=== Goal ===
Below are the entries; state how many of their lines contain the string "this", and nothing more.

=== Excerpted records ===

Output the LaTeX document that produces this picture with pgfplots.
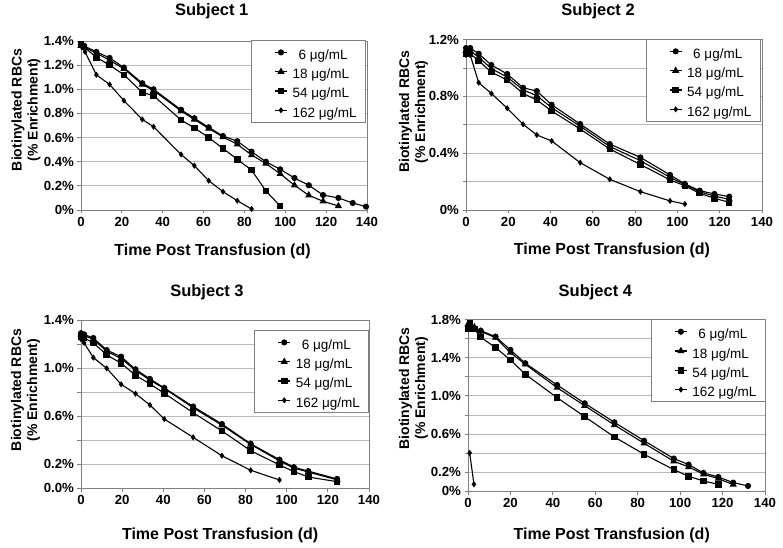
\documentclass[border=0pt]{standalone}
\usepackage{fontspec}
\setmainfont{Liberation Sans}
\usepackage{pgfplots}
\pgfplotsset{compat=1.18}
\definecolor{axgray}{RGB}{128,128,128}
\definecolor{gridgray}{RGB}{185,185,185}
\pgfplotsset{
  subj/.style={
    scale only axis, xmin=0, xmax=140, ymin=0,
    xtick={0,20,40,60,80,100,120,140},
    tick align=outside, tick pos=left, major tick length=3.5bp,
    ymajorgrids, grid style={draw=gridgray, line width=0.8bp},
    axis line style={draw=axgray, line width=0.9bp},
    every tick/.style={draw=axgray, line width=0.8bp},
    tick label style={font=\bfseries\fontsize{13.2bp}{13bp}\selectfont},
    /pgf/number format/assume math mode=true,
    title style={font=\bfseries\fontsize{16.5bp}{17bp}\selectfont, anchor=center},
    xlabel style={font=\bfseries\fontsize{16bp}{17bp}\selectfont, anchor=center},
    ylabel style={font=\bfseries\fontsize{14bp}{16bp}\selectfont, anchor=center, align=center},
    xlabel={Time Post Transfusion (d)},
    ylabel={Biotinylated RBCs\\(\% Enrichment)},
    legend style={draw=axgray, line width=0.8bp, fill=white,
      font=\fontsize{13.5bp}{14bp}\selectfont, anchor=north east,
      inner xsep=4bp, inner ysep=2.5bp, row sep=0.3bp,
      nodes={inner xsep=5bp, inner ysep=1.5bp, text height=15bp, text depth=1bp}},
    legend cell align=left,
    legend image code/.code={\draw[white, opacity=0] (0bp,-4bp) rectangle (31bp,4bp);
      \draw[mark repeat=2, mark phase=2, ##1] plot coordinates {(19bp,0bp) (25bp,0bp) (31bp,0bp)};},
  },
  s6/.style={black, line width=1.1bp, mark=*, mark size=2.5bp, mark options={solid, fill=black}},
  s18/.style={black, line width=1.1bp, mark=triangle*, mark size=3.1bp, mark options={solid, fill=black}},
  s54/.style={black, line width=1.1bp, mark=square*, mark size=2.7bp, mark options={solid, fill=black}},
  s162/.style={black, line width=1.1bp, mark=diamond*, mark size=2.2bp, mark options={solid, fill=black}},
}
\newcommand{\leg}{\legend{\hspace{6bp}6 μg/mL, 18 μg/mL, 54 μg/mL, 162 μg/mL}}
\begin{document}
\begin{tikzpicture}
\useasboundingbox (0,0) rectangle (783bp,548bp);
% ---------------- Subject 1
\begin{axis}[subj, at={(81bp,338bp)}, anchor=south west, width=286bp, height=169bp,
  ymax=1.4, ytick={0,0.2,0.4,0.6,0.8,1.0,1.2,1.4},
  yticklabels={0\%,0.2\%,0.4\%,0.6\%,0.8\%,1.0\%,1.2\%,1.4\%},
  title={Subject 1}, title style={at={(axis description cs:0.457,1.142)}},
  xlabel style={at={(axis description cs:0.46,-0.2426)}},
  ylabel style={at={(axis description cs:-0.1923,0.592)}},
  legend style={at={(axis description cs:0.9965,1.006)}}]
\addplot[s6] coordinates {(0,1.37) (1.5,1.36) (7.5,1.31) (14,1.26) (21,1.18) (30,1.05) (35.5,1.0) (49,0.83) (55.5,0.76) (62.5,0.685) (69.5,0.613) (76.5,0.57) (83.5,0.483) (90.5,0.40) (97.5,0.337) (104.5,0.265) (111.5,0.205) (118.5,0.124) (126,0.10) (133,0.058) (139.5,0.028)};
\addplot[s18] coordinates {(0,1.36) (1.5,1.35) (7.5,1.30) (14,1.24) (21,1.17) (30,1.04) (35.5,0.99) (49,0.82) (55.5,0.75) (62.5,0.675) (69.5,0.605) (76.5,0.544) (83.5,0.456) (90.5,0.385) (97.5,0.30) (104.5,0.205) (111.5,0.122) (118.5,0.072) (126,0.033)};
\addplot[s54] coordinates {(0,1.37) (1.5,1.35) (7.5,1.265) (14,1.20) (21,1.12) (30,0.975) (35.5,0.947) (49,0.745) (55.5,0.68) (62.5,0.60) (69.5,0.51) (76.5,0.42) (83.5,0.33) (90.5,0.158) (97.5,0.033)};
\addplot[s162] coordinates {(0,1.36) (2,1.31) (7.5,1.12) (14,1.04) (21,0.906) (30,0.75) (35.5,0.69) (49,0.46) (55.5,0.367) (62.5,0.243) (69.5,0.152) (76.5,0.077) (83.5,0.008)};
\leg
\end{axis}
% ---------------- Subject 2
\begin{axis}[subj, at={(466bp,338bp)}, anchor=south west, width=296bp, height=170.5bp,
  ymax=1.2, ytick={0,0.2,0.4,0.6,0.8,1.0,1.2},
  yticklabels={0\%,{},0.4\%,{},0.8\%,{},1.2\%},
  title={Subject 2}, title style={at={(axis description cs:0.446,1.132)}},
  xlabel style={at={(axis description cs:0.493,-0.2346)}},
  ylabel style={at={(axis description cs:-0.1774,0.5765)}},
  legend style={at={(axis description cs:0.9956,1.003)}}]
\addplot[s6] coordinates {(0,1.14) (2,1.14) (6,1.10) (12,1.02) (19.5,0.957) (27,0.86) (33.5,0.837) (40.5,0.741) (54,0.605) (68,0.464) (82.5,0.37) (96.5,0.247) (103.5,0.184) (110.5,0.136) (117.5,0.113) (124.5,0.094)};
\addplot[s18] coordinates {(0,1.12) (2,1.12) (6,1.075) (12,0.995) (19.5,0.935) (27,0.845) (33.5,0.805) (40.5,0.72) (54,0.59) (68,0.447) (82.5,0.347) (96.5,0.23) (103.5,0.178) (110.5,0.128) (117.5,0.098) (124.5,0.075)};
\addplot[s54] coordinates {(0,1.10) (2,1.10) (6,1.05) (12,0.97) (19.5,0.915) (27,0.82) (33.5,0.774) (40.5,0.697) (54,0.57) (68,0.429) (82.5,0.32) (96.5,0.212) (103.5,0.17) (110.5,0.118) (117.5,0.082) (124.5,0.054)};
\addplot[s162] coordinates {(0,1.09) (2,1.09) (6,0.896) (12,0.82) (19.5,0.716) (27,0.603) (33.5,0.528) (40.5,0.486) (54,0.333) (68,0.216) (82.5,0.129) (96.5,0.064) (103.5,0.042)};
\leg
\end{axis}
% ---------------- Subject 3
\begin{axis}[subj, at={(81bp,59.7bp)}, anchor=south west, width=288bp, height=168.3bp,
  ymax=1.4, ytick={0,0.2,0.4,0.6,0.8,1.0,1.2,1.4},
  yticklabels={0.0\%,0.2\%,{},0.6\%,{},1.0\%,{},1.4\%},
  title={Subject 3}, title style={at={(axis description cs:0.4375,1.131)}},
  xlabel style={at={(axis description cs:0.483,-0.2775)}},
  ylabel style={at={(axis description cs:-0.1927,0.584)}},
  legend style={at={(axis description cs:1.001,0.9406)}}]
\addplot[s6] coordinates {(0,1.29) (1.5,1.28) (6,1.25) (12.5,1.15) (19.5,1.095) (26.5,0.99) (33.5,0.91) (40.5,0.835) (54.5,0.68) (68.5,0.535) (82.5,0.37) (96.5,0.238) (103.5,0.175) (110.5,0.143) (124.5,0.078)};
\addplot[s18] coordinates {(0,1.28) (1.5,1.27) (6,1.24) (12.5,1.14) (19.5,1.08) (26.5,0.98) (33.5,0.90) (40.5,0.83) (54.5,0.67) (68.5,0.525) (82.5,0.365) (96.5,0.228) (103.5,0.168) (110.5,0.135) (124.5,0.07)};
\addplot[s54] coordinates {(0,1.26) (1.5,1.25) (6,1.21) (12.5,1.11) (19.5,1.04) (26.5,0.94) (33.5,0.868) (40.5,0.79) (54.5,0.629) (68.5,0.477) (82.5,0.313) (96.5,0.194) (103.5,0.139) (110.5,0.094) (124.5,0.055)};
\addplot[s162] coordinates {(0,1.24) (1.5,1.21) (6,1.087) (12.5,0.998) (19.5,0.865) (26.5,0.787) (33.5,0.693) (40.5,0.576) (54.5,0.424) (68.5,0.271) (82.5,0.15) (96.5,0.069)};
\leg
\end{axis}
% ---------------- Subject 4
\begin{axis}[subj, at={(468bp,56.7bp)}, anchor=south west, width=297bp, height=171.8bp,
  ymax=1.8, ytick={0,0.2,0.4,0.6,0.8,1.0,1.2,1.4,1.6,1.8},
  yticklabels={0\%,0.2\%,{},0.6\%,{},1.0\%,{},1.4\%,{},1.8\%},
  title={Subject 4}, title style={at={(axis description cs:0.429,1.125)}},
  xlabel style={at={(axis description cs:0.484,-0.2544)}},
  ylabel style={at={(axis description cs:-0.1835,0.5995)}},
  legend style={at={(axis description cs:1.003,1.001)}}]
\addplot[s6] coordinates {(0,1.72) (1,1.73) (3,1.71) (6,1.683) (13,1.62) (20,1.481) (27,1.342) (42,1.114) (55,0.922) (69,0.723) (83,0.53) (97,0.343) (104,0.28) (111,0.192) (118,0.15) (125,0.091) (132,0.056)};
\addplot[s18] coordinates {(0,1.75) (1,1.74) (3,1.72) (6,1.675) (13,1.61) (20,1.453) (27,1.33) (42,1.086) (55,0.897) (69,0.695) (83,0.503) (97,0.315) (104,0.255) (111,0.178) (118,0.133) (125,0.07)};
\addplot[s54] coordinates {(0,1.70) (1,1.76) (3,1.70) (6,1.614) (13,1.505) (20,1.376) (27,1.226) (42,0.981) (55,0.782) (69,0.569) (83,0.388) (97,0.227) (104,0.157) (111,0.108) (118,0.073)};
\addplot[s162] coordinates {(0.8,0.402) (2.8,0.073)};
\leg
\end{axis}
\end{tikzpicture}
\end{document}
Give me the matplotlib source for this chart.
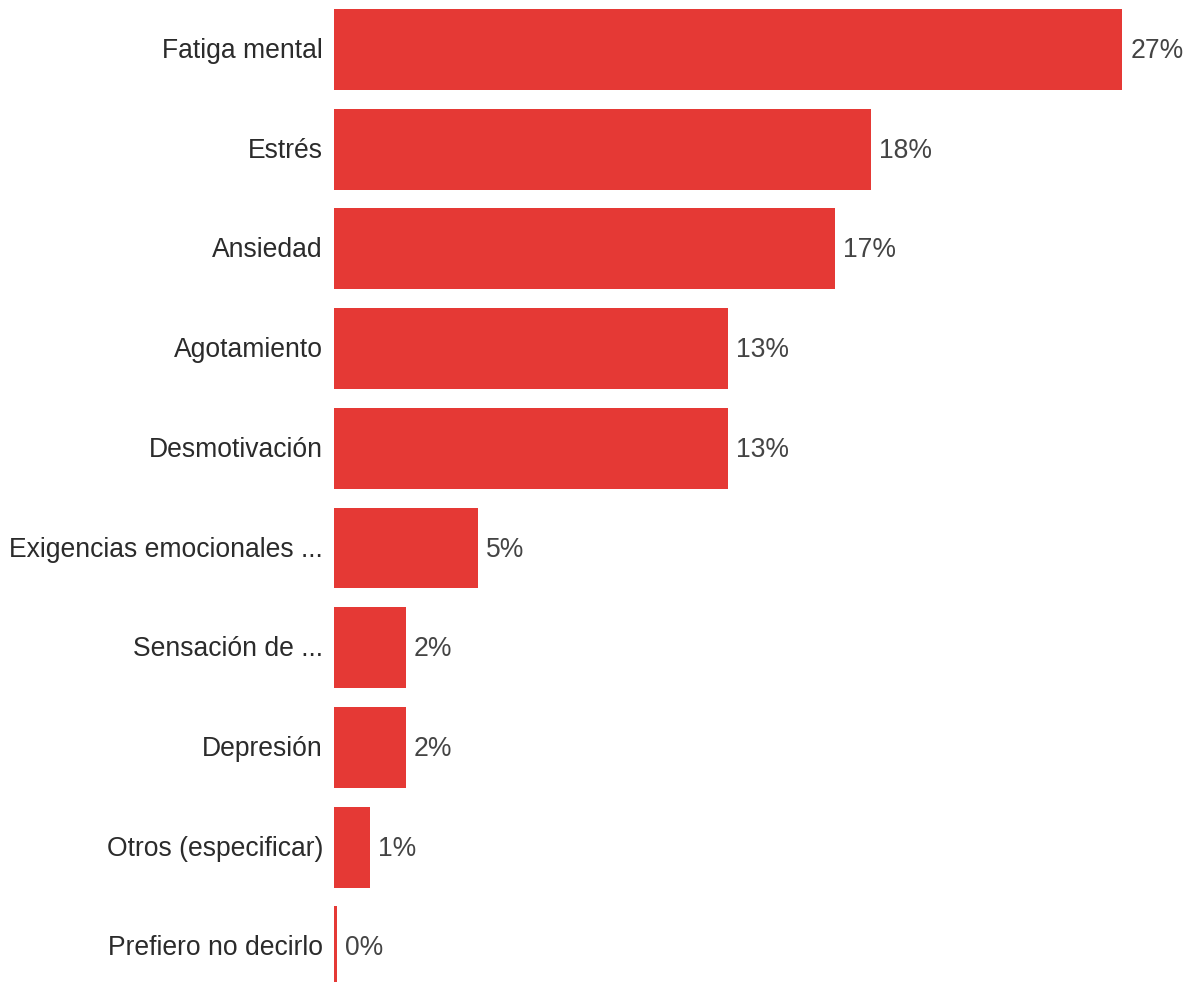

=== Task answer ===
2